The challenge of the chuck is that it consists of more than 15 individual muscles, some more tender than others. Taken together they can make for some tough and chewy eating. But using single-muscle fabrication, individual muscles can be singled out of a large multi-muscle complex to isolate cuts like the five muscles named above, which Wasser terms “diamonds in the rough.”

Mining the potential from these “diamonds” is the checkoff-funded effort called the Beef Value Cuts (BVC) program. The checkoff-funded program develops new products resulting from cutting techniques that reinvent multi-muscle cuts traditionally sold as larger roasts into more consumer-friendly portions that fill the price/value void between premium steaks and ground beef at retail.

Muscle profiling

Laying the groundwork for the program was a landmark muscle-profiling study conducted in the 1990s by meat scientists Chris Calkins of the University of Nebraska and Dwain Johnson of the University of Florida. In a checkoff-funded effort to gain more understanding about low-value primals, the pair examined many of the muscles in the chuck and round, the latter being the primal at the back end of the carcass.

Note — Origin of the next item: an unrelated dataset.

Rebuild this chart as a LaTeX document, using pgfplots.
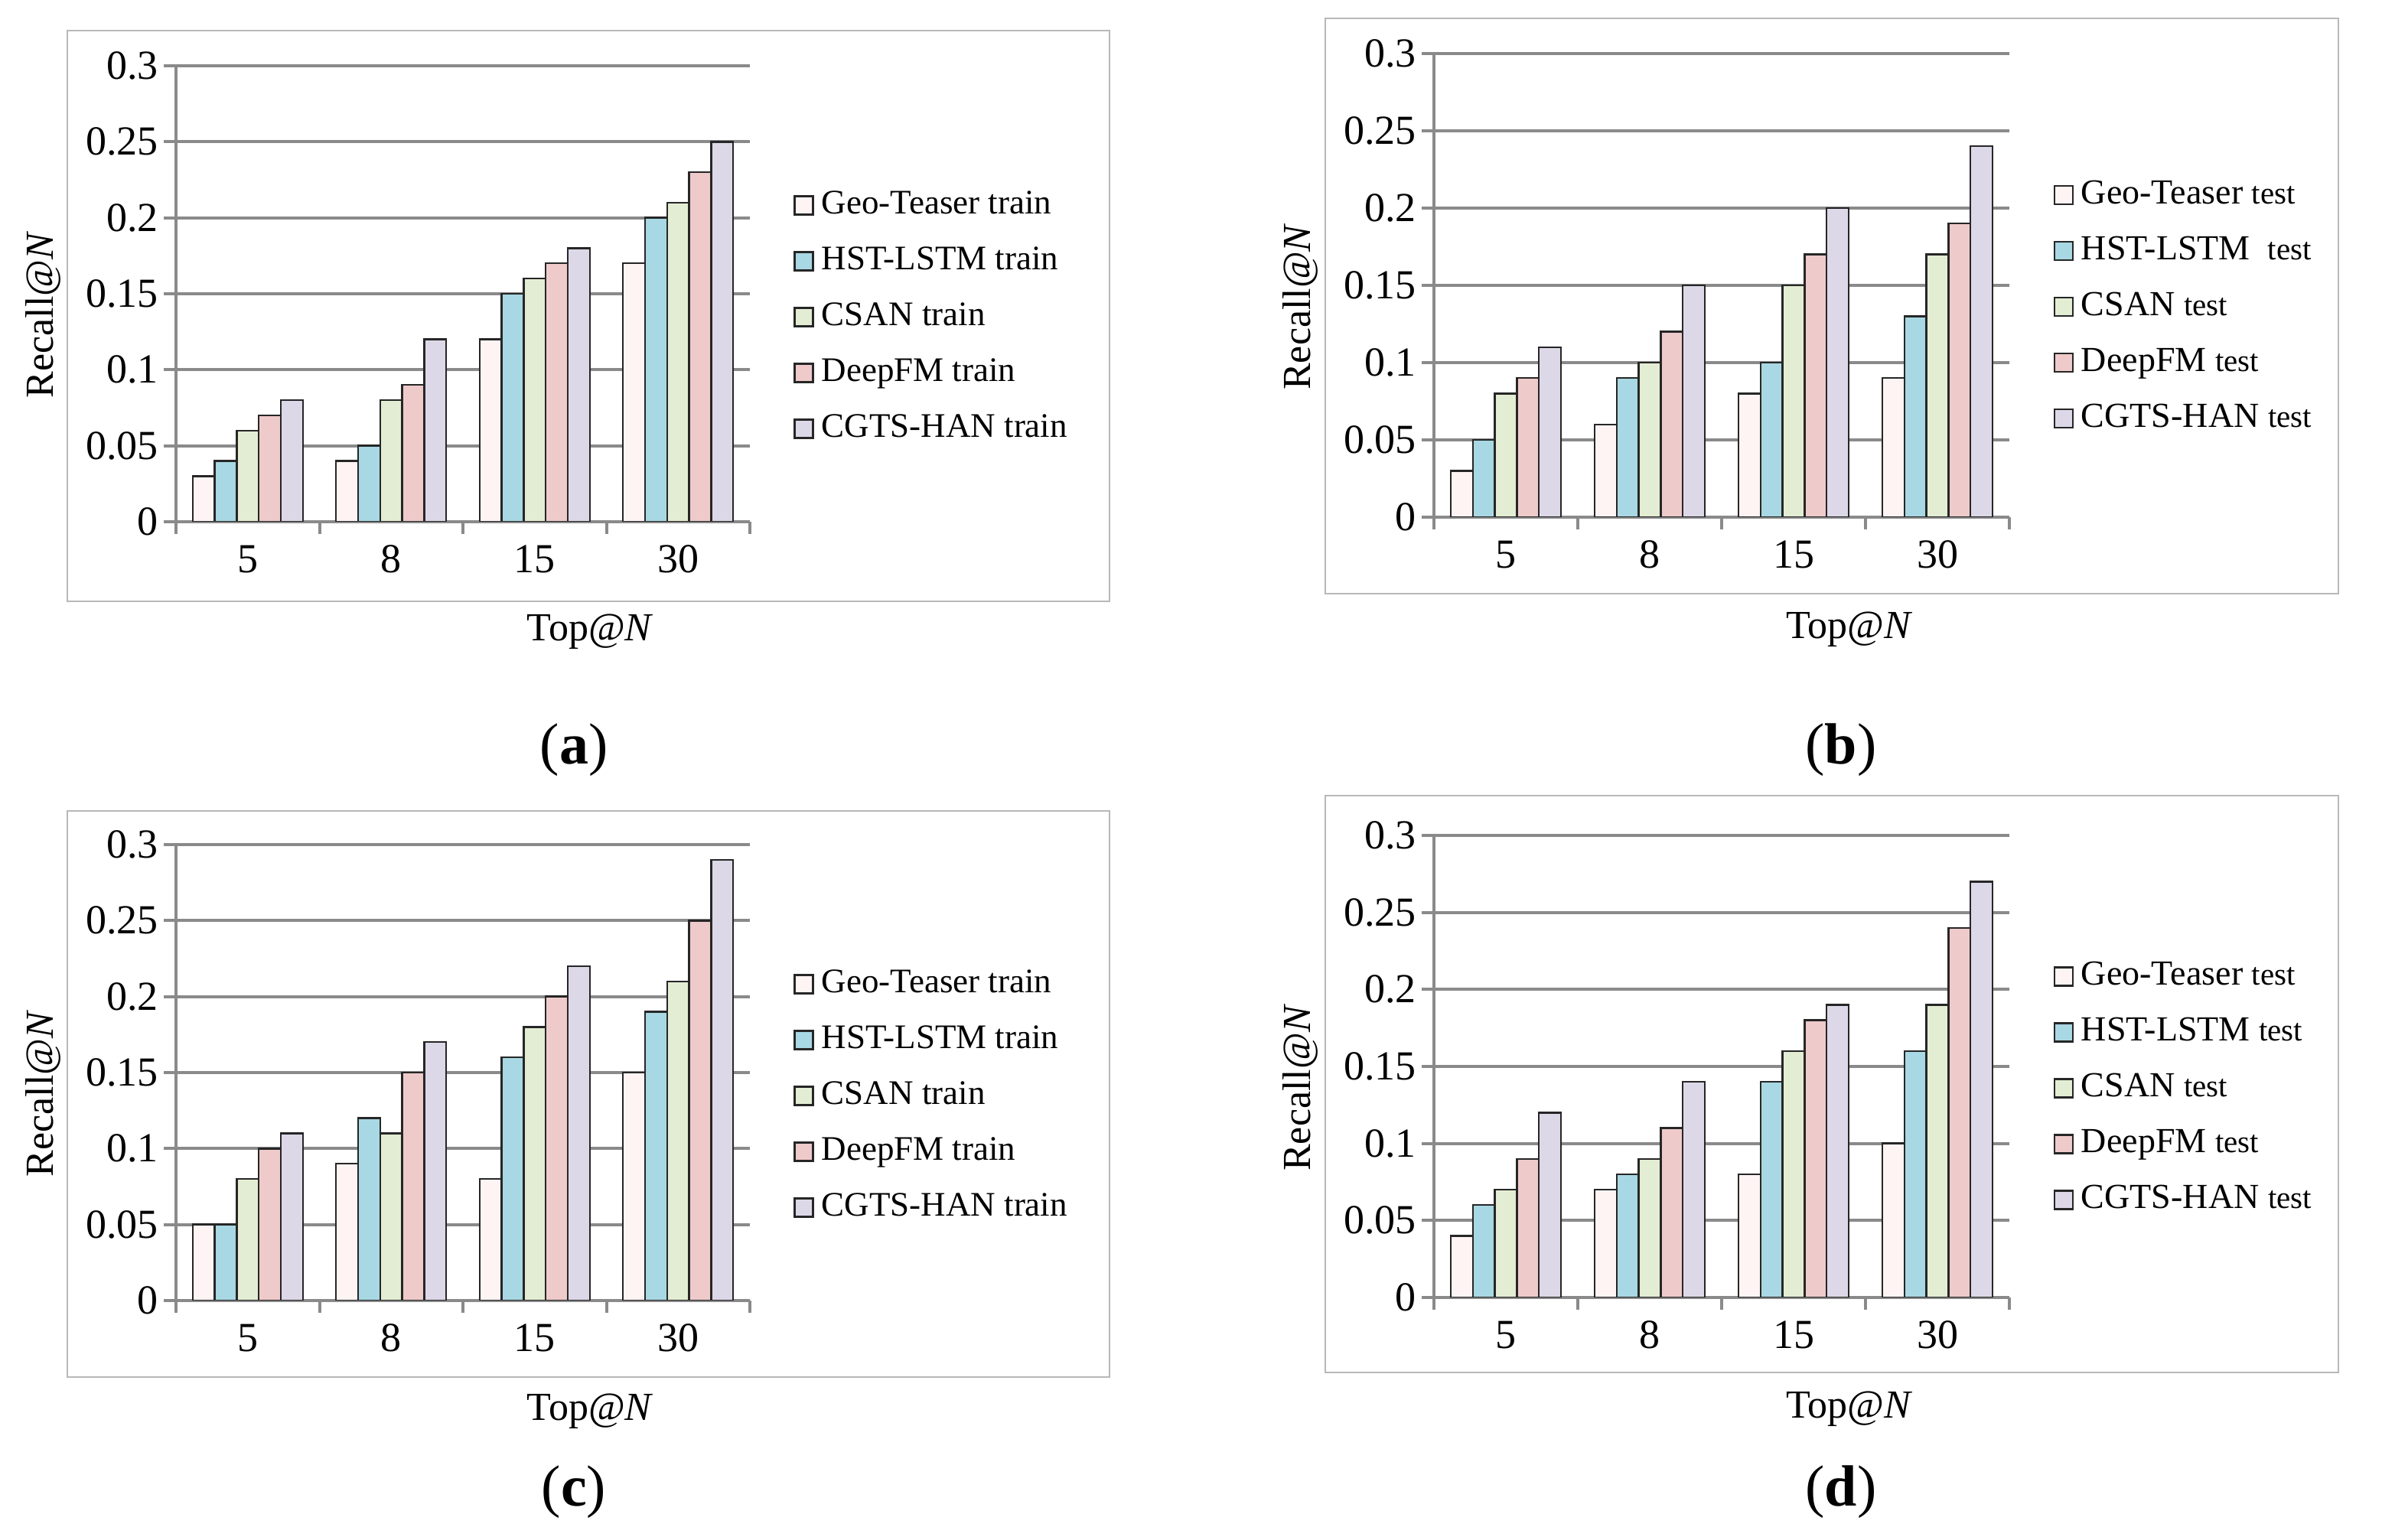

The duo identified individual muscles for further application as value-added cuts. For instance, they learned the shoulder clod, a group of muscles in the chuck, harbored cuts as tender and tasty as the most coveted cuts from the loin or rib. (You can see the results of their work.)

Following that, the beef checkoff launched BVC. Besides creating more (moderately priced) steak options and discovering hidden value in the chuck and round, the effort includes demonstrating to processors and retailers how to fabricate and merchandize carcasses to take advantage of cuts like the flat iron steak (infraspinatus muscle), which hails from the chuck shoulder.

Muscle-profiling had revealed that the flat iron is a muscle second in tenderness only to the tenderloin. The flat iron debuted in 1999/2000. By 2003, the value of the chuck overall had increased by 60%, a jump in the wholesale price of 68˘/lb. to $1.08. In comparison, the round during that same time period had experienced a 32% increase (88˘/lb. to $1.16), the loin a 36% increase ($1.58 to $2.15), and the rib a 49% increase ($1.59 to $2.37).

Since the debut of the flat iron, a total of 11 value cuts have hit the market, with the latest five debuting late last year. The 11 cuts are:

  • Discovering hidden value

    From the shoulder clod: flat iron, petite tender and ranch steak.

  • From the round: sirloin tip side and tip center, and the western griller and western tip.

  • From the chuck roll: America's beef roast, boneless country-style beef chuck ribs, Delmonico steak, Denver cut and Sierra cut.

“The beauty of the program is that it discovers hidden value in the chuck and round and creates more moderately priced steak options for consumers and foodservice operators,” says Jim Ethridge, director of NCBA's New Product Industry Partnerships effort.

But doing things differently does require a little cajoling. “It does take a lot of education to learn how to fabricate this properly,” Wasser says in reference to the flat iron. “In the case of the flat iron, it's not enough to just single out the infraspinatus muscle; you must also filet out the connective tissue that's in the middle of this muscle.”

The challenge is to not only find the muscles, systematize the cutting techniques and provide the education to fabricators, but users must be convinced of the economic advantages. For the Beef Innovations Group, which is tasked with getting these products to market, that means pulling products through the system by beginning with consumers. Then comes face time with meat processors, chefs and retailers; culinary applications and recipe development; government agency approvals; developing public relations and marketing materials; and additional consumer testing in major cities.